» **Stated exercise**
For the copy, please give all of the data again exactly and leave the pictures out.

>> START

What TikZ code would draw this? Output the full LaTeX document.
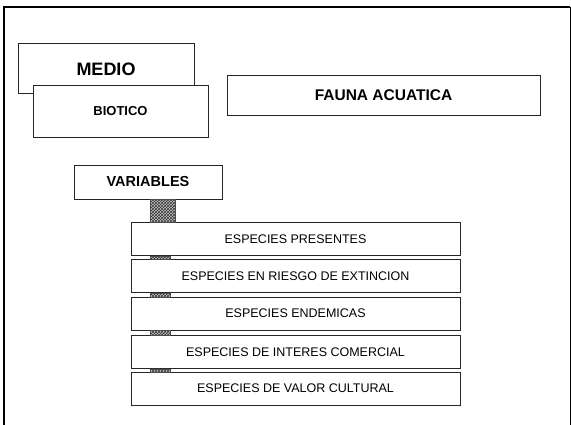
\documentclass[tikz,border=0pt]{standalone}
\usepackage{fontspec}
\setmainfont{Liberation Sans}
\usetikzlibrary{patterns}
\begin{document}
\begin{tikzpicture}[x=1pt,y=-1pt,
  box/.style={draw=black!85,line width=0.7pt,fill=white,rectangle,inner sep=0pt,align=center},
  spbox/.style={box,minimum width=329pt,minimum height=33pt,font=\fontsize{12.5}{14}\selectfont},
  conn/.style={preaction={fill=gray!45},pattern=crosshatch,pattern color=black!80,draw=black!70,line width=0.3pt}]
\useasboundingbox (0,0) rectangle (571,425);
% outer frame
\draw[line width=1.6pt] (4,426) -- (4,7) -- (570,7);
\draw[line width=0.8pt] (570,7) -- (570,426);
% upper boxes
\node[box,minimum width=176pt,minimum height=50pt] (medio) at (106,68) {};
\node[font=\bfseries\fontsize{18}{20}\selectfont] (mediot) at (106,69) {MEDIO};
\node[box,minimum width=175pt,minimum height=52pt,font=\bfseries\fontsize{13}{15}\selectfont] (biotico) at (120.5,111) {BIOTICO};
\node[box,minimum width=313pt,minimum height=40pt,font=\bfseries\fontsize{15.5}{17}\selectfont] (fauna) at (383.5,95) {FAUNA ACUATICA};
\node[box,minimum width=148pt,minimum height=34pt,font=\bfseries\fontsize{14.5}{16}\selectfont] (var) at (148,182) {VARIABLES};
% species boxes
\node[spbox] (s1) at (295.5,239) {ESPECIES PRESENTES};
\node[spbox] (s2) at (295.5,276) {ESPECIES EN RIESGO DE EXTINCION};
\node[spbox] (s3) at (295.5,313.5) {ESPECIES ENDEMICAS};
\node[spbox] (s4) at (295.5,352) {ESPECIES DE INTERES COMERCIAL};
\node[spbox] (s5) at (295.5,388.5) {ESPECIES DE VALOR CULTURAL};
% connectors
\path[conn] (150,0 |- var.south) rectangle (175,0 |- s1.north);
\path[conn] (150,0 |- s1.south) rectangle (170,0 |- s2.north);
\path[conn] (150,0 |- s2.south) rectangle (170,0 |- s3.north);
\path[conn] (150,0 |- s3.south) rectangle (170,0 |- s4.north);
\path[conn] (150,0 |- s4.south) rectangle (170,0 |- s5.north);
\end{tikzpicture}
\end{document}
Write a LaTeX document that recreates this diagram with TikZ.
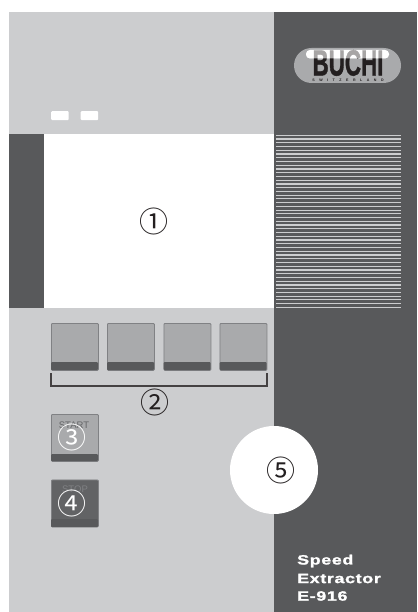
\documentclass[tikz,border=0pt]{standalone}
\usepackage{fontspec}
\setmainfont{Liberation Sans}
\newfontfamily\numfont{Noto Sans CJK JP}
\newfontfamily\widefont[LetterSpace=5,FakeStretch=1.32,FakeBold=1.6]{Liberation Sans Bold}
\newfontfamily\logofont[FakeBold=1.5]{Liberation Sans Bold}
\definecolor{panelL}{HTML}{CCCDCF}
\definecolor{panelD}{HTML}{58595B}
\definecolor{btn}{HTML}{A9AAAC}
\definecolor{btnD}{HTML}{626365}
\definecolor{btnE}{HTML}{808184}
\definecolor{ink}{HTML}{231F20}
\tikzset{
  num/.style={inner sep=0pt,font=\numfont\fontsize{29}{29}\selectfont,text=ink},
  numw/.style={num,text=white},
  keybox/.style={draw=btnE,line width=.8pt,rounded corners=1pt,fill=btn,minimum width=47pt,minimum height=47pt,inner sep=0pt,anchor=north west},
  keystrip/.style={fill=panelD,rounded corners=1pt},
  keylabel/.style={inner sep=0pt,font=\fontsize{9.5}{9.5}\selectfont},
  led/.style={fill=white,rounded corners=1pt,minimum width=17.5pt,minimum height=9pt,inner sep=0pt,anchor=north west}
}
\begin{document}
\begin{tikzpicture}[x=1pt,y=-1pt]
\useasboundingbox (0,0) rectangle (417,612);
\fill[white] (0,0) rectangle (417,612);
% panels
\fill[panelL] (9,12) rectangle (274,612);
\fill[panelD] (274,12) rectangle (417,612);
\fill[panelD] (9,134) rectangle (44,308);
\fill[white] (44,134) rectangle (274,308);
% LEDs
\node[led] (ledA) at (51,111) {};
\node[led] (ledB) at (80.5,111) {};
% vent lines
\foreach \i in {0,...,46} {
  \fill[panelL] (276,{135.3+\i*3.74-.6}) rectangle (401,{135.3+\i*3.74+.6});
}
% logo
\fill[btn] (294,48) [rounded corners=17.5pt] rectangle (401,83);
\fill[white,rounded corners=4pt] (306,50) rectangle (389,58.5);
\node[inner sep=0pt,xscale=.83,yscale=1.34,text=ink] (logo) at (348,63) {\fontsize{27}{27}\selectfont\logofont BUCHI};
\fill[white,opacity=.6,rounded corners=4pt] (306,50) rectangle (389,58.5);
\node[inner sep=0pt,text=ink] (swiss) at (348,80) {\fontsize{3.6}{4}\selectfont\bfseries\addfontfeature{LetterSpace=125}SWITZERLAND};
% circles
\node[circle,fill=white,minimum size=88pt,inner sep=0pt] (big) at (274,470) {};
\node[num] (n1) at (154,221) {①};
\node[num] (n5) at (281,470) {⑤};
% key row
\foreach \x/\n in {51/a,107/b,163.5/c,219.5/d} {
  \node[keybox] (k\n) at (\x,323) {};
  \fill[keystrip] (\x,362) rectangle ({\x+47},370);
}
% bracket
\coordinate (bl) at (51,373);
\coordinate (br) at (267,373);
\draw[ink!85,line width=1.3pt] (bl) -- ++(0,13) -| (br);
\node[num] (n2) at (155,402) {②};
% start
\node[keybox] (start) at (51,414) {};
\fill[keystrip] (51,454) rectangle (98,461);
\node[keylabel,text=panelD!85!btn] (startT) at (74,425) {START};
\node[numw] (n3) at (72,437) {③};
% stop
\node[keybox,fill=btnD] (stop) at (51,479.5) {};
\fill[keystrip] (51,519) rectangle (98,527);
\node[keylabel,text=btnE] (stopT) at (75,489.5) {STOP};
\node[numw] (n4) at (72,503.5) {④};
% title
\node[inner sep=0pt,anchor=west,text=white] (t1) at (297,561) {\fontsize{13.5}{14}\selectfont\widefont Speed};
\node[inner sep=0pt,anchor=west,text=white] (t2) at (297,578.5) {\fontsize{13.5}{14}\selectfont\widefont Extractor};
\node[inner sep=0pt,anchor=west,text=white] (t3) at (297,596) {\fontsize{13.5}{14}\selectfont\widefont E-916};
\end{tikzpicture}
\end{document}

>> END

» **Solution for this task**
What TikZ code would draw this? Output the full LaTeX document.
\documentclass[tikz,border=0pt]{standalone}
\usepackage{fontspec}
\setmainfont{Liberation Sans}
\usetikzlibrary{patterns}
\begin{document}
\begin{tikzpicture}[x=1pt,y=-1pt,
  box/.style={draw=black!85,line width=0.7pt,fill=white,rectangle,inner sep=0pt,align=center},
  spbox/.style={box,minimum width=329pt,minimum height=33pt,font=\fontsize{12.5}{14}\selectfont},
  conn/.style={preaction={fill=gray!45},pattern=crosshatch,pattern color=black!80,draw=black!70,line width=0.3pt}]
\useasboundingbox (0,0) rectangle (571,425);
% outer frame
\draw[line width=1.6pt] (4,426) -- (4,7) -- (570,7);
\draw[line width=0.8pt] (570,7) -- (570,426);
% upper boxes
\node[box,minimum width=176pt,minimum height=50pt] (medio) at (106,68) {};
\node[font=\bfseries\fontsize{18}{20}\selectfont] (mediot) at (106,69) {MEDIO};
\node[box,minimum width=175pt,minimum height=52pt,font=\bfseries\fontsize{13}{15}\selectfont] (biotico) at (120.5,111) {BIOTICO};
\node[box,minimum width=313pt,minimum height=40pt,font=\bfseries\fontsize{15.5}{17}\selectfont] (fauna) at (383.5,95) {FAUNA ACUATICA};
\node[box,minimum width=148pt,minimum height=34pt,font=\bfseries\fontsize{14.5}{16}\selectfont] (var) at (148,182) {VARIABLES};
% species boxes
\node[spbox] (s1) at (295.5,239) {ESPECIES PRESENTES};
\node[spbox] (s2) at (295.5,276) {ESPECIES EN RIESGO DE EXTINCION};
\node[spbox] (s3) at (295.5,313.5) {ESPECIES ENDEMICAS};
\node[spbox] (s4) at (295.5,352) {ESPECIES DE INTERES COMERCIAL};
\node[spbox] (s5) at (295.5,388.5) {ESPECIES DE VALOR CULTURAL};
% connectors
\path[conn] (150,0 |- var.south) rectangle (175,0 |- s1.north);
\path[conn] (150,0 |- s1.south) rectangle (170,0 |- s2.north);
\path[conn] (150,0 |- s2.south) rectangle (170,0 |- s3.north);
\path[conn] (150,0 |- s3.south) rectangle (170,0 |- s4.north);
\path[conn] (150,0 |- s4.south) rectangle (170,0 |- s5.north);
\end{tikzpicture}
\end{document}
Write a LaTeX document that recreates this diagram with TikZ.
\documentclass[tikz,border=0pt]{standalone}
\usepackage{fontspec}
\setmainfont{Liberation Sans}
\newfontfamily\numfont{Noto Sans CJK JP}
\newfontfamily\widefont[LetterSpace=5,FakeStretch=1.32,FakeBold=1.6]{Liberation Sans Bold}
\newfontfamily\logofont[FakeBold=1.5]{Liberation Sans Bold}
\definecolor{panelL}{HTML}{CCCDCF}
\definecolor{panelD}{HTML}{58595B}
\definecolor{btn}{HTML}{A9AAAC}
\definecolor{btnD}{HTML}{626365}
\definecolor{btnE}{HTML}{808184}
\definecolor{ink}{HTML}{231F20}
\tikzset{
  num/.style={inner sep=0pt,font=\numfont\fontsize{29}{29}\selectfont,text=ink},
  numw/.style={num,text=white},
  keybox/.style={draw=btnE,line width=.8pt,rounded corners=1pt,fill=btn,minimum width=47pt,minimum height=47pt,inner sep=0pt,anchor=north west},
  keystrip/.style={fill=panelD,rounded corners=1pt},
  keylabel/.style={inner sep=0pt,font=\fontsize{9.5}{9.5}\selectfont},
  led/.style={fill=white,rounded corners=1pt,minimum width=17.5pt,minimum height=9pt,inner sep=0pt,anchor=north west}
}
\begin{document}
\begin{tikzpicture}[x=1pt,y=-1pt]
\useasboundingbox (0,0) rectangle (417,612);
\fill[white] (0,0) rectangle (417,612);
% panels
\fill[panelL] (9,12) rectangle (274,612);
\fill[panelD] (274,12) rectangle (417,612);
\fill[panelD] (9,134) rectangle (44,308);
\fill[white] (44,134) rectangle (274,308);
% LEDs
\node[led] (ledA) at (51,111) {};
\node[led] (ledB) at (80.5,111) {};
% vent lines
\foreach \i in {0,...,46} {
  \fill[panelL] (276,{135.3+\i*3.74-.6}) rectangle (401,{135.3+\i*3.74+.6});
}
% logo
\fill[btn] (294,48) [rounded corners=17.5pt] rectangle (401,83);
\fill[white,rounded corners=4pt] (306,50) rectangle (389,58.5);
\node[inner sep=0pt,xscale=.83,yscale=1.34,text=ink] (logo) at (348,63) {\fontsize{27}{27}\selectfont\logofont BUCHI};
\fill[white,opacity=.6,rounded corners=4pt] (306,50) rectangle (389,58.5);
\node[inner sep=0pt,text=ink] (swiss) at (348,80) {\fontsize{3.6}{4}\selectfont\bfseries\addfontfeature{LetterSpace=125}SWITZERLAND};
% circles
\node[circle,fill=white,minimum size=88pt,inner sep=0pt] (big) at (274,470) {};
\node[num] (n1) at (154,221) {①};
\node[num] (n5) at (281,470) {⑤};
% key row
\foreach \x/\n in {51/a,107/b,163.5/c,219.5/d} {
  \node[keybox] (k\n) at (\x,323) {};
  \fill[keystrip] (\x,362) rectangle ({\x+47},370);
}
% bracket
\coordinate (bl) at (51,373);
\coordinate (br) at (267,373);
\draw[ink!85,line width=1.3pt] (bl) -- ++(0,13) -| (br);
\node[num] (n2) at (155,402) {②};
% start
\node[keybox] (start) at (51,414) {};
\fill[keystrip] (51,454) rectangle (98,461);
\node[keylabel,text=panelD!85!btn] (startT) at (74,425) {START};
\node[numw] (n3) at (72,437) {③};
% stop
\node[keybox,fill=btnD] (stop) at (51,479.5) {};
\fill[keystrip] (51,519) rectangle (98,527);
\node[keylabel,text=btnE] (stopT) at (75,489.5) {STOP};
\node[numw] (n4) at (72,503.5) {④};
% title
\node[inner sep=0pt,anchor=west,text=white] (t1) at (297,561) {\fontsize{13.5}{14}\selectfont\widefont Speed};
\node[inner sep=0pt,anchor=west,text=white] (t2) at (297,578.5) {\fontsize{13.5}{14}\selectfont\widefont Extractor};
\node[inner sep=0pt,anchor=west,text=white] (t3) at (297,596) {\fontsize{13.5}{14}\selectfont\widefont E-916};
\end{tikzpicture}
\end{document}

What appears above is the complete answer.